- Born: Japan
- Occupation: Harpsichordist
- Instrument: Harpsichord
- Website: takaeohnishi.com

= Takae Ohnishi =

Takae Ohnishi is a Japanese harpsichordist who has performed extensively in the United States and Japan as a soloist, chamber musician and basso continuo player. She has appeared with numerous orchestras and at various venues in the United States and Japan, being a featured performer with the Atlantic Symphony Orchestra, Ishihara Hall 10th Anniversary Concert series and the Festival Internacional Cervantino in Mexico. She is also a music teacher and since 2007 has been an adjunct with the University of California, San Diego.

==Life and education==
Ohnishi is a graduate of the Toho Gakuen School of Music. She went on to earn a masters in Music from the New England Conservatory of Music and a doctorate in Musical Arts from Stony Brook University, learning from teachers such as Arthur Haas, Peter Sykes, John Gibbons and Chiyoko Arita.
She currently resides in San Diego.

==Career==
Ohnishi has been the principal harpsichordist at the Atlantic Symphony Orchestra and in 2004, was the featured soloist at the Ishihara Hall 10th Anniversary Concert series. Her 2006 recital tour in Japan was broadcast nationally on NHK TV program Classic Ku-ra-bu. In 2015 she was featured in the Art of Music Concert Series at the San Diego Museum of Art, and in 2014 represented Japan as a soloist at the Festival Internacional Cervantino in Mexico.

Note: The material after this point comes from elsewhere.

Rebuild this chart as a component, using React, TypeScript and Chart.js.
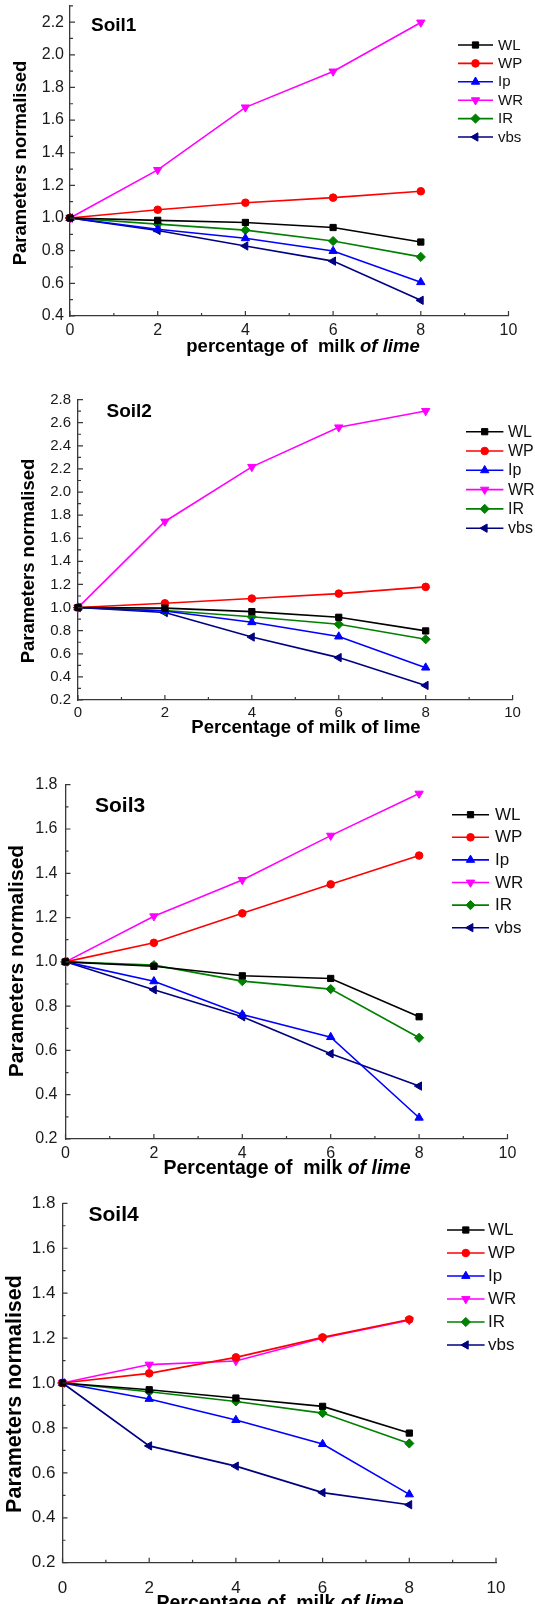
import React, { useEffect, useRef } from 'react';
import { Chart, registerables } from 'chart.js';

Chart.register(...registerables);

// ---------------- data ----------------
const X_VALUES = [0, 2, 4, 6, 8];
const X_TICKS = [0, 2, 4, 6, 8, 10];
const SERIES_NAMES = ['WL', 'WP', 'Ip', 'WR', 'IR', 'vbs'];

const SOIL1_WL = [1.0, 0.986, 0.973, 0.942, 0.853];
const SOIL1_WP = [1.0, 1.051, 1.094, 1.125, 1.164];
const SOIL1_IP = [1.0, 0.931, 0.876, 0.798, 0.607];
const SOIL1_WR = [1.0, 1.295, 1.678, 1.898, 2.198];
const SOIL1_IR = [1.0, 0.963, 0.926, 0.859, 0.762];
const SOIL1_VBS = [1.0, 0.924, 0.829, 0.736, 0.496];

const SOIL2_WL = [1.0, 0.995, 0.965, 0.916, 0.798];
const SOIL2_WP = [1.0, 1.037, 1.078, 1.121, 1.179];
const SOIL2_IP = [1.0, 0.97, 0.873, 0.749, 0.48];
const SOIL2_WR = [1.0, 1.745, 2.218, 2.56, 2.702];
const SOIL2_IR = [1.0, 0.974, 0.92, 0.856, 0.726];
const SOIL2_VBS = [1.0, 0.957, 0.745, 0.567, 0.326];

const SOIL3_WL = [1.0, 0.98, 0.937, 0.925, 0.752];
const SOIL3_WP = [1.0, 1.086, 1.219, 1.35, 1.48];
const SOIL3_IP = [1.0, 0.912, 0.762, 0.66, 0.296];
const SOIL3_WR = [1.0, 1.206, 1.37, 1.57, 1.76];
const SOIL3_IR = [1.0, 0.985, 0.913, 0.877, 0.657];
const SOIL3_VBS = [1.0, 0.874, 0.752, 0.585, 0.439];

const SOIL4_WL = [1.0, 0.97, 0.933, 0.896, 0.777];
const SOIL4_WP = [1.0, 1.043, 1.114, 1.203, 1.283];
const SOIL4_IP = [1.0, 0.929, 0.835, 0.728, 0.504];
const SOIL4_WR = [1.0, 1.082, 1.098, 1.2, 1.28];
const SOIL4_IR = [1.0, 0.961, 0.918, 0.866, 0.731];
const SOIL4_VBS = [1.0, 0.72, 0.63, 0.512, 0.458];

const Y_TICKS_1 = [0.4, 0.6, 0.8, 1.0, 1.2, 1.4, 1.6, 1.8, 2.0, 2.2];
const Y_TICKS_2 = [0.2, 0.4, 0.6, 0.8, 1.0, 1.2, 1.4, 1.6, 1.8, 2.0, 2.2, 2.4, 2.6, 2.8];
const Y_TICKS_3 = [0.2, 0.4, 0.6, 0.8, 1.0, 1.2, 1.4, 1.6, 1.8];
const Y_TICKS_4 = [0.2, 0.4, 0.6, 0.8, 1.0, 1.2, 1.4, 1.6, 1.8];

const SOIL_TITLES = ['Soil1', 'Soil2', 'Soil3', 'Soil4'];
const Y_TITLE = 'Parameters normalised';
const X_TITLE_1 = [{ t: 'percentage of  milk ', i: false }, { t: 'of lime', i: true }];
const X_TITLE_2 = [{ t: 'Percentage of milk of lime', i: false }];
const X_TITLE_3 = [{ t: 'Percentage of  milk ', i: false }, { t: 'of lime', i: true }];
const X_TITLE_4 = [{ t: 'Percentage of  milk ', i: false }, { t: 'of lime', i: true }];

// ---------------- styles ----------------
const FONT = '"Liberation Sans", Arial, Helvetica, sans-serif';
const AXIS_COLOR = '#383838';
const SERIES_STYLE = [
  { color: '#000000', point: 'rect', rot: 0, r: 4.4 },
  { color: '#ff0000', point: 'circle', rot: 0, r: 3.8 },
  { color: '#0000ff', point: 'triangle', rot: 0, r: 4.8 },
  { color: '#ff00ff', point: 'triangle', rot: 180, r: 4.8 },
  { color: '#008000', point: 'rectRot', rot: 0, r: 4.6 },
  { color: '#000080', point: 'triangle', rot: -90, r: 4.8 },
];

const SPECS = [
  {
    T: 0, H: 370, left: 70, right: 508.5, top: 5.3, bottom: 316,
    yMin: 0.4, yMax: 2.3, yTicks: Y_TICKS_1, tickFont: 16, tickPadX: 5.4, tickPadY: 6,
    values: [SOIL1_WL, SOIL1_WP, SOIL1_IP, SOIL1_WR, SOIL1_IR, SOIL1_VBS],
    title: SOIL_TITLES[0], titleX: 91, titleY: 26, titleFont: 19,
    xTitle: X_TITLE_1, xTitleX: 303, xTitleY: 347, xTitleFont: 18.5,
    yTitleX: 20.5, yTitleY: 163, yTitleFont: 18.5,
    leg: { x1: 458, x2: 493, xt: 498, y0: 45, dy: 18.4, font: 15 },
  },
  {
    T: 385, H: 360, left: 78, right: 512.6, top: 399.6, bottom: 700,
    yMin: 0.2, yMax: 2.8, yTicks: Y_TICKS_2, tickFont: 15, tickPadX: 4.3, tickPadY: 7,
    values: [SOIL2_WL, SOIL2_WP, SOIL2_IP, SOIL2_WR, SOIL2_IR, SOIL2_VBS],
    title: SOIL_TITLES[1], titleX: 106.5, titleY: 411.7, titleFont: 19,
    xTitle: X_TITLE_2, xTitleX: 306, xTitleY: 728.3, xTitleFont: 18.5,
    yTitleX: 29, yTitleY: 561, yTitleFont: 18.5,
    leg: { x1: 466, x2: 503.4, xt: 508, y0: 431.7, dy: 19.3, font: 16 },
  },
  {
    T: 770, H: 415, left: 65.5, right: 507.5, top: 784.7, bottom: 1139,
    yMin: 0.2, yMax: 1.8, yTicks: Y_TICKS_3, tickFont: 16, tickPadX: 5.4, tickPadY: 8,
    values: [SOIL3_WL, SOIL3_WP, SOIL3_IP, SOIL3_WR, SOIL3_IR, SOIL3_VBS],
    title: SOIL_TITLES[2], titleX: 95, titleY: 806.7, titleFont: 21,
    xTitle: X_TITLE_3, xTitleX: 287, xTitleY: 1168.3, xTitleFont: 19.5,
    yTitleX: 17, yTitleY: 961, yTitleFont: 21,
    leg: { x1: 452, x2: 489, xt: 495, y0: 814.7, dy: 22.6, font: 17 },
  },
  {
    T: 1185, H: 419, left: 62.5, right: 496, top: 1203.3, bottom: 1562.7,
    yMin: 0.2, yMax: 1.8, yTicks: Y_TICKS_4, tickFont: 17, tickPadX: 15, tickPadY: 7,
    values: [SOIL4_WL, SOIL4_WP, SOIL4_IP, SOIL4_WR, SOIL4_IR, SOIL4_VBS],
    title: SOIL_TITLES[3], titleX: 88.5, titleY: 1215, titleFont: 21,
    xTitle: X_TITLE_4, xTitleX: 280, xTitleY: 1604, xTitleFont: 19.5,
    yTitleX: 15.4, yTitleY: 1394, yTitleFont: 21.5,
    leg: { x1: 447, x2: 484.6, xt: 488, y0: 1230, dy: 23, font: 17 },
  },
];

// marker drawing for the legend (same geometry as Chart.js)
function drawMarker(ctx: CanvasRenderingContext2D, style: string, x: number, y: number, r: number, rotDeg: number) {
  let rad = (rotDeg * Math.PI) / 180;
  ctx.beginPath();
  if (style === 'circle') {
    ctx.arc(x, y, r, 0, Math.PI * 2);
  } else if (style === 'rect') {
    const s = Math.SQRT1_2 * r;
    ctx.rect(x - s, y - s, 2 * s, 2 * s);
  } else if (style === 'rectRot') {
    ctx.moveTo(x, y - r);
    ctx.lineTo(x + r, y);
    ctx.lineTo(x, y + r);
    ctx.lineTo(x - r, y);
  } else if (style === 'triangle') {
    ctx.moveTo(x + Math.sin(rad) * r, y - Math.cos(rad) * r);
    rad += (2 * Math.PI) / 3;
    ctx.lineTo(x + Math.sin(rad) * r, y - Math.cos(rad) * r);
    rad += (2 * Math.PI) / 3;
    ctx.lineTo(x + Math.sin(rad) * r, y - Math.cos(rad) * r);
  }
  ctx.closePath();
  ctx.fill();
  ctx.stroke();
}

function makeDecorPlugin(spec: any) {
  return {
    id: 'decor',
    afterDraw(chart: any) {
      const ctx: CanvasRenderingContext2D = chart.ctx;
      const xs = chart.scales.x;
      const ys = chart.scales.y;
      const area = chart.chartArea;
      ctx.save();
      // inward tick marks
      ctx.strokeStyle = AXIS_COLOR;
      ctx.lineWidth = 1.2;
      ctx.beginPath();
      for (let v = 0; v <= 10; v++) {
        const px = xs.getPixelForValue(v);
        const len = v % 2 === 0 ? 5 : 3;
        ctx.moveTo(px, area.bottom);
        ctx.lineTo(px, area.bottom - len);
      }
      const nSteps = Math.round((spec.yMax - spec.yMin) / 0.1);
      for (let k = 0; k <= nSteps; k++) {
        const v = spec.yMin + k * 0.1;
        const py = ys.getPixelForValue(v);
        const len = k % 2 === 0 ? 5 : 3;
        ctx.moveTo(area.left, py);
        ctx.lineTo(area.left + len, py);
      }
      ctx.stroke();

      ctx.fillStyle = '#000';
      ctx.textBaseline = 'middle';
      // soil title
      ctx.font = `bold ${spec.titleFont}px ${FONT}`;
      ctx.textAlign = 'left';
      ctx.fillText(spec.title, spec.titleX, spec.titleY - spec.T);

      // x title with mixed italics
      const segs = spec.xTitle;
      const fontFor = (it: boolean) => `${it ? 'italic ' : ''}bold ${spec.xTitleFont}px ${FONT}`;
      let total = 0;
      const widths: number[] = [];
      for (const s of segs) {
        ctx.font = fontFor(s.i);
        const w = ctx.measureText(s.t).width;
        widths.push(w);
        total += w;
      }
      let cx = spec.xTitleX - total / 2;
      segs.forEach((s: any, i: number) => {
        ctx.font = fontFor(s.i);
        ctx.fillText(s.t, cx, spec.xTitleY - spec.T);
        cx += widths[i];
      });

      // y title
      ctx.save();
      ctx.translate(spec.yTitleX, spec.yTitleY - spec.T);
      ctx.rotate(-Math.PI / 2);
      ctx.textAlign = 'center';
      ctx.font = `bold ${spec.yTitleFont}px ${FONT}`;
      ctx.fillText(Y_TITLE, 0, 0);
      ctx.restore();

      // legend
      const lg = spec.leg;
      SERIES_NAMES.forEach((name, i) => {
        const st = SERIES_STYLE[i];
        const y = lg.y0 + i * lg.dy - spec.T;
        ctx.strokeStyle = st.color;
        ctx.fillStyle = st.color;
        ctx.lineWidth = 1.6;
        ctx.beginPath();
        ctx.moveTo(lg.x1, y);
        ctx.lineTo(lg.x2, y);
        ctx.stroke();
        ctx.lineWidth = 1;
        drawMarker(ctx, st.point, (lg.x1 + lg.x2) / 2, y, st.r, st.rot);
        ctx.fillStyle = '#111';
        ctx.textAlign = 'left';
        ctx.font = `${lg.font}px ${FONT}`;
        ctx.fillText(name, lg.xt, y + 0.5);
      });
      ctx.restore();
    },
  };
}

function makeConfig(spec: any): any {
  return {
    type: 'line',
    data: {
      datasets: SERIES_NAMES.map((name, i) => {
        const st = SERIES_STYLE[i];
        return {
          label: name,
          data: X_VALUES.map((x, j) => ({ x, y: spec.values[i][j] })),
          borderColor: st.color,
          backgroundColor: st.color,
          borderWidth: 1.6,
          pointStyle: st.point,
          pointRotation: st.rot,
          pointRadius: st.r,
          pointBorderWidth: 1,
          pointBackgroundColor: st.color,
          pointBorderColor: st.color,
          tension: 0,
          clip: false,
        };
      }),
    },
    options: {
      responsive: false,
      animation: false,
      devicePixelRatio: 1,
      events: [],
      layout: { padding: { left: 0, right: 535 - spec.right, top: spec.top - spec.T, bottom: 0 } },
      plugins: { legend: { display: false }, tooltip: { enabled: false }, title: { display: false } },
      scales: {
        x: {
          type: 'linear',
          min: 0,
          max: 10,
          afterBuildTicks: (s: any) => { s.ticks = X_TICKS.map((v) => ({ value: v })); },
          ticks: {
            autoSkip: false,
            maxRotation: 0,
            minRotation: 0,
            padding: spec.tickPadX,
            color: '#1a1a1a',
            font: { family: FONT, size: spec.tickFont },
            callback: (v: any) => String(v),
          },
          grid: { display: false, drawTicks: false, tickLength: 0 },
          border: { display: true, color: AXIS_COLOR, width: 1.3 },
          afterFit: (s: any) => {
            s.height = spec.T + spec.H - spec.bottom;
            s.paddingLeft = 0;
            s.paddingRight = 0;
          },
        },
        y: {
          type: 'linear',
          min: spec.yMin,
          max: spec.yMax,
          afterBuildTicks: (s: any) => { s.ticks = spec.yTicks.map((v: number) => ({ value: v })); },
          ticks: {
            autoSkip: false,
            padding: spec.tickPadY,
            color: '#1a1a1a',
            font: { family: FONT, size: spec.tickFont },
            callback: (v: any) => Number(v).toFixed(1),
          },
          grid: { display: false, drawTicks: false, tickLength: 0 },
          border: { display: true, color: AXIS_COLOR, width: 1.3 },
          afterFit: (s: any) => {
            s.width = spec.left;
            s.paddingTop = 0;
            s.paddingBottom = 0;
          },
        },
      },
    },
    plugins: [makeDecorPlugin(spec)],
  };
}

function SoilChart({ spec }: { spec: any }) {
  const ref = useRef<HTMLCanvasElement>(null);
  useEffect(() => {
    const chart = new Chart(ref.current as HTMLCanvasElement, makeConfig(spec));
    return () => chart.destroy();
  }, [spec]);
  return (
    <canvas
      ref={ref}
      width={535}
      height={spec.H}
      style={{ position: 'absolute', left: 0, top: spec.T, width: 535, height: spec.H, display: 'block' }}
    />
  );
}

export default function App() {
  return (
    <div style={{ position: 'absolute', left: 0, top: 0, width: 535, height: 1604, background: '#fff', overflow: 'hidden' }}>
      {SPECS.map((s, i) => (
        <SoilChart key={i} spec={s} />
      ))}
    </div>
  );
}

Ohnishi has also performed as a soloist with the Berlin Philharmonic Scharoun Ensemble, the Gardner Chamber Orchestra (directed by Paula Robinson) the MIT Chapel, Swedenborg Chapel, the Boston Early Music Festival, Summer Institute for Contemporary Piano Performance and at the New England Conservatory of Music.

She has been a basso continuo player with Pro Arte Chamber Orchestra, Atlantic Symphony Orchestra and the Gardner Chamber Orchestra and the Boston University Baroque Orchestra. She has also performed with the Harvard Group for New Music and the Callithumpian Consort.

Ohnishi has also taught or lectured in Yantai, China, at the Toho Gakuen School of Music in Tokyo, as well as at the Early Music Festival in Fukuoka, Japan. She participated in the lecture series Historical Performance Practice, recorded and published by the Muramatsu Gakki Company in Tokyo. Since 2007 she has been an adjunct at the University of California, San Diego, teaching harpsichord and Baroque chamber music, and has also taught classes at the University of San Diego.

==Recognition==
Ohnishi won her first major award at the International Early Music Harpsichord Competition in Japan, and her debut CD A Harpsichord Recital was chosen as an International Special Prized CD by Japanese music magazine Record Gei-jyu-tsu, in 2002. Ohnishi was also chosen to be a visiting artist from 2011 to 2012 at the American Academy in Rome.

==Repertoire and artistry==
Ohnishi is a specialist in Baroque chamber music, but she also plays contemporary compositions as well, including ones from Asia. Her playing may use the inside of the harpsichord as much as the keyboard, by rubbing the strings with her palms or plucking them directly with her fingernails.

Referring to the Goldberg Variations recording, critic Benjamin Katz writes:

Ohnishi performs on a harpsichord built by Marc Ducomet, based on a Ruckers harpsichord that underwent a grand ravalment (a 17th Century instrument rebuilt to suit 18th Century tastes and repertoire). This fine instrument may have been the inspiration for some of Ohnishi's very French-sounding playing. She casts the 13th variation as a sensual French dance, complete with ports de voix (an appoggiatura-like ornament). Her 7th variation is played as a true canarie-gigue, a French dance with a snappy rhythm. Ohnishi's performance is admirably balanced. She communicates a great many of the varied affects in Bach's magnificent and justly popular Goldberg Variations.

==Recordings==
Her performances has appeared on discs released by Mode and New World Records including her debut on A Harpsichord Recital (2004) . Ohnishi released her own album in 2012 on Bridge Records called Bach: Goldberg Variations.